**Your instructions**
Quote the data below in full, please, without altering anything.

**Material provided**

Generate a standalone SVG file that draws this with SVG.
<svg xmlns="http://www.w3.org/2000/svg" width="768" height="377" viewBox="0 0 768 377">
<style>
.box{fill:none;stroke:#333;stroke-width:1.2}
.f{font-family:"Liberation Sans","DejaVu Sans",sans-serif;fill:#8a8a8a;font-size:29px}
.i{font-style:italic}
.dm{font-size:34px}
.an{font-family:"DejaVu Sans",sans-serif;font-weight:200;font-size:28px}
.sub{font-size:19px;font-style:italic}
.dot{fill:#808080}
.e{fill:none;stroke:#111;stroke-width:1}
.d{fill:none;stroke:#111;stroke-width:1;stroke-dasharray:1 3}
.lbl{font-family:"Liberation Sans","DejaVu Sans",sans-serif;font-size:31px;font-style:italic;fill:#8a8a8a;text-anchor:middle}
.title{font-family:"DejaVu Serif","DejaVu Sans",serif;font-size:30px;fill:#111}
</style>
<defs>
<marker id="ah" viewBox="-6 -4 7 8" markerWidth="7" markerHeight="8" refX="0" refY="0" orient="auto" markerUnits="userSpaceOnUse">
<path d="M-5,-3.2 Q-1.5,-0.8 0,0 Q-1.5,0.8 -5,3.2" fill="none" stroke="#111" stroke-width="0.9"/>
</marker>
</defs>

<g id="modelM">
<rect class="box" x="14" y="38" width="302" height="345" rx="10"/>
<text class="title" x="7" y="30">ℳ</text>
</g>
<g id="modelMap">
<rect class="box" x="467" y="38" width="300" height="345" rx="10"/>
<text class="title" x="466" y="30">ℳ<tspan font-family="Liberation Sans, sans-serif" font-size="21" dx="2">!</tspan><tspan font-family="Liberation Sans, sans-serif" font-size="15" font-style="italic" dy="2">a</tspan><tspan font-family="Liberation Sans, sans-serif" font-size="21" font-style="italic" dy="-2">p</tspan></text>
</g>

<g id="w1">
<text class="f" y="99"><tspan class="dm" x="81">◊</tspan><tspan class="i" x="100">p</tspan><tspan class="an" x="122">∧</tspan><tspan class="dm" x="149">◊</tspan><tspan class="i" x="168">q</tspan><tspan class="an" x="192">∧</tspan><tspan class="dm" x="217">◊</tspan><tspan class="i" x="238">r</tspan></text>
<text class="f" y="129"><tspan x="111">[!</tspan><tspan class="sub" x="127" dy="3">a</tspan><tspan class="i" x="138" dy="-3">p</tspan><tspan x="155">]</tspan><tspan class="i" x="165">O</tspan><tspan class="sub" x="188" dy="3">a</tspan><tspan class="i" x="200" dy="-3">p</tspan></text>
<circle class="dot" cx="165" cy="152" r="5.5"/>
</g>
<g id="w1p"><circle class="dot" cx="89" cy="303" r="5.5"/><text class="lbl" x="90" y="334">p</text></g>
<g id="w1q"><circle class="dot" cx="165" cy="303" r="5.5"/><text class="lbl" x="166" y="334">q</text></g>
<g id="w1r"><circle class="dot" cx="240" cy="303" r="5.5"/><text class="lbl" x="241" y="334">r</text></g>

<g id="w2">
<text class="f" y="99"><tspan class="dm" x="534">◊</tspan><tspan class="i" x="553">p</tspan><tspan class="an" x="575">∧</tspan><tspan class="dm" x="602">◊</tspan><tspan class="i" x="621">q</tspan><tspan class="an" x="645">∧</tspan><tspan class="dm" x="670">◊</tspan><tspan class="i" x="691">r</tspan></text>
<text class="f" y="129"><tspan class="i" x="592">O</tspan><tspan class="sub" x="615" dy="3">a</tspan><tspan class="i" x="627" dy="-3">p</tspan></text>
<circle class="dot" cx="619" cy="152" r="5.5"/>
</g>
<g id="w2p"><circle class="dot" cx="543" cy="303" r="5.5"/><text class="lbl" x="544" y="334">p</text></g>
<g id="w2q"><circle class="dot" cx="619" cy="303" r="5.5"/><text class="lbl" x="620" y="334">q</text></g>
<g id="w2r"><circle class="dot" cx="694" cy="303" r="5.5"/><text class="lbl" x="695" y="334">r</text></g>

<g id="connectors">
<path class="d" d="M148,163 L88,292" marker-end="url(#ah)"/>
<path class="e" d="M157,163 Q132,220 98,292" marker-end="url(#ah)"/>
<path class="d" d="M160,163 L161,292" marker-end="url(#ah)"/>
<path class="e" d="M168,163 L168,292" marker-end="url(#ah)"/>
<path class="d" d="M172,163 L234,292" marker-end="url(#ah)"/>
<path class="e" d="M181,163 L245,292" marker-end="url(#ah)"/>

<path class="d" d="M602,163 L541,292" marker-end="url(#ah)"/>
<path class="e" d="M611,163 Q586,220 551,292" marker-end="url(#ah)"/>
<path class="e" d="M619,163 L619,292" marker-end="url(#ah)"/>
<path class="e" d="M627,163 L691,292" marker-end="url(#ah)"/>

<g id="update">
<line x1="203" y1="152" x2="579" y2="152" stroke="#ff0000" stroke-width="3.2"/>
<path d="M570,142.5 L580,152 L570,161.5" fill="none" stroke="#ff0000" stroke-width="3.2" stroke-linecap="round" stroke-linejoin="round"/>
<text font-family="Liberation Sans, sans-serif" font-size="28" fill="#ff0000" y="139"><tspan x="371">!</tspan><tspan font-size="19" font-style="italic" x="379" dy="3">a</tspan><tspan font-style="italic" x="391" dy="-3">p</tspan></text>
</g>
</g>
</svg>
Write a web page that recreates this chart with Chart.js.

**Response for this exercise**
Generate a standalone SVG file that draws this with SVG.
<svg xmlns="http://www.w3.org/2000/svg" width="768" height="377" viewBox="0 0 768 377">
<style>
.box{fill:none;stroke:#333;stroke-width:1.2}
.f{font-family:"Liberation Sans","DejaVu Sans",sans-serif;fill:#8a8a8a;font-size:29px}
.i{font-style:italic}
.dm{font-size:34px}
.an{font-family:"DejaVu Sans",sans-serif;font-weight:200;font-size:28px}
.sub{font-size:19px;font-style:italic}
.dot{fill:#808080}
.e{fill:none;stroke:#111;stroke-width:1}
.d{fill:none;stroke:#111;stroke-width:1;stroke-dasharray:1 3}
.lbl{font-family:"Liberation Sans","DejaVu Sans",sans-serif;font-size:31px;font-style:italic;fill:#8a8a8a;text-anchor:middle}
.title{font-family:"DejaVu Serif","DejaVu Sans",serif;font-size:30px;fill:#111}
</style>
<defs>
<marker id="ah" viewBox="-6 -4 7 8" markerWidth="7" markerHeight="8" refX="0" refY="0" orient="auto" markerUnits="userSpaceOnUse">
<path d="M-5,-3.2 Q-1.5,-0.8 0,0 Q-1.5,0.8 -5,3.2" fill="none" stroke="#111" stroke-width="0.9"/>
</marker>
</defs>

<g id="modelM">
<rect class="box" x="14" y="38" width="302" height="345" rx="10"/>
<text class="title" x="7" y="30">ℳ</text>
</g>
<g id="modelMap">
<rect class="box" x="467" y="38" width="300" height="345" rx="10"/>
<text class="title" x="466" y="30">ℳ<tspan font-family="Liberation Sans, sans-serif" font-size="21" dx="2">!</tspan><tspan font-family="Liberation Sans, sans-serif" font-size="15" font-style="italic" dy="2">a</tspan><tspan font-family="Liberation Sans, sans-serif" font-size="21" font-style="italic" dy="-2">p</tspan></text>
</g>

<g id="w1">
<text class="f" y="99"><tspan class="dm" x="81">◊</tspan><tspan class="i" x="100">p</tspan><tspan class="an" x="122">∧</tspan><tspan class="dm" x="149">◊</tspan><tspan class="i" x="168">q</tspan><tspan class="an" x="192">∧</tspan><tspan class="dm" x="217">◊</tspan><tspan class="i" x="238">r</tspan></text>
<text class="f" y="129"><tspan x="111">[!</tspan><tspan class="sub" x="127" dy="3">a</tspan><tspan class="i" x="138" dy="-3">p</tspan><tspan x="155">]</tspan><tspan class="i" x="165">O</tspan><tspan class="sub" x="188" dy="3">a</tspan><tspan class="i" x="200" dy="-3">p</tspan></text>
<circle class="dot" cx="165" cy="152" r="5.5"/>
</g>
<g id="w1p"><circle class="dot" cx="89" cy="303" r="5.5"/><text class="lbl" x="90" y="334">p</text></g>
<g id="w1q"><circle class="dot" cx="165" cy="303" r="5.5"/><text class="lbl" x="166" y="334">q</text></g>
<g id="w1r"><circle class="dot" cx="240" cy="303" r="5.5"/><text class="lbl" x="241" y="334">r</text></g>

<g id="w2">
<text class="f" y="99"><tspan class="dm" x="534">◊</tspan><tspan class="i" x="553">p</tspan><tspan class="an" x="575">∧</tspan><tspan class="dm" x="602">◊</tspan><tspan class="i" x="621">q</tspan><tspan class="an" x="645">∧</tspan><tspan class="dm" x="670">◊</tspan><tspan class="i" x="691">r</tspan></text>
<text class="f" y="129"><tspan class="i" x="592">O</tspan><tspan class="sub" x="615" dy="3">a</tspan><tspan class="i" x="627" dy="-3">p</tspan></text>
<circle class="dot" cx="619" cy="152" r="5.5"/>
</g>
<g id="w2p"><circle class="dot" cx="543" cy="303" r="5.5"/><text class="lbl" x="544" y="334">p</text></g>
<g id="w2q"><circle class="dot" cx="619" cy="303" r="5.5"/><text class="lbl" x="620" y="334">q</text></g>
<g id="w2r"><circle class="dot" cx="694" cy="303" r="5.5"/><text class="lbl" x="695" y="334">r</text></g>

<g id="connectors">
<path class="d" d="M148,163 L88,292" marker-end="url(#ah)"/>
<path class="e" d="M157,163 Q132,220 98,292" marker-end="url(#ah)"/>
<path class="d" d="M160,163 L161,292" marker-end="url(#ah)"/>
<path class="e" d="M168,163 L168,292" marker-end="url(#ah)"/>
<path class="d" d="M172,163 L234,292" marker-end="url(#ah)"/>
<path class="e" d="M181,163 L245,292" marker-end="url(#ah)"/>

<path class="d" d="M602,163 L541,292" marker-end="url(#ah)"/>
<path class="e" d="M611,163 Q586,220 551,292" marker-end="url(#ah)"/>
<path class="e" d="M619,163 L619,292" marker-end="url(#ah)"/>
<path class="e" d="M627,163 L691,292" marker-end="url(#ah)"/>

<g id="update">
<line x1="203" y1="152" x2="579" y2="152" stroke="#ff0000" stroke-width="3.2"/>
<path d="M570,142.5 L580,152 L570,161.5" fill="none" stroke="#ff0000" stroke-width="3.2" stroke-linecap="round" stroke-linejoin="round"/>
<text font-family="Liberation Sans, sans-serif" font-size="28" fill="#ff0000" y="139"><tspan x="371">!</tspan><tspan font-size="19" font-style="italic" x="379" dy="3">a</tspan><tspan font-style="italic" x="391" dy="-3">p</tspan></text>
</g>
</g>
</svg>
Write a web page that recreates this chart with Chart.js.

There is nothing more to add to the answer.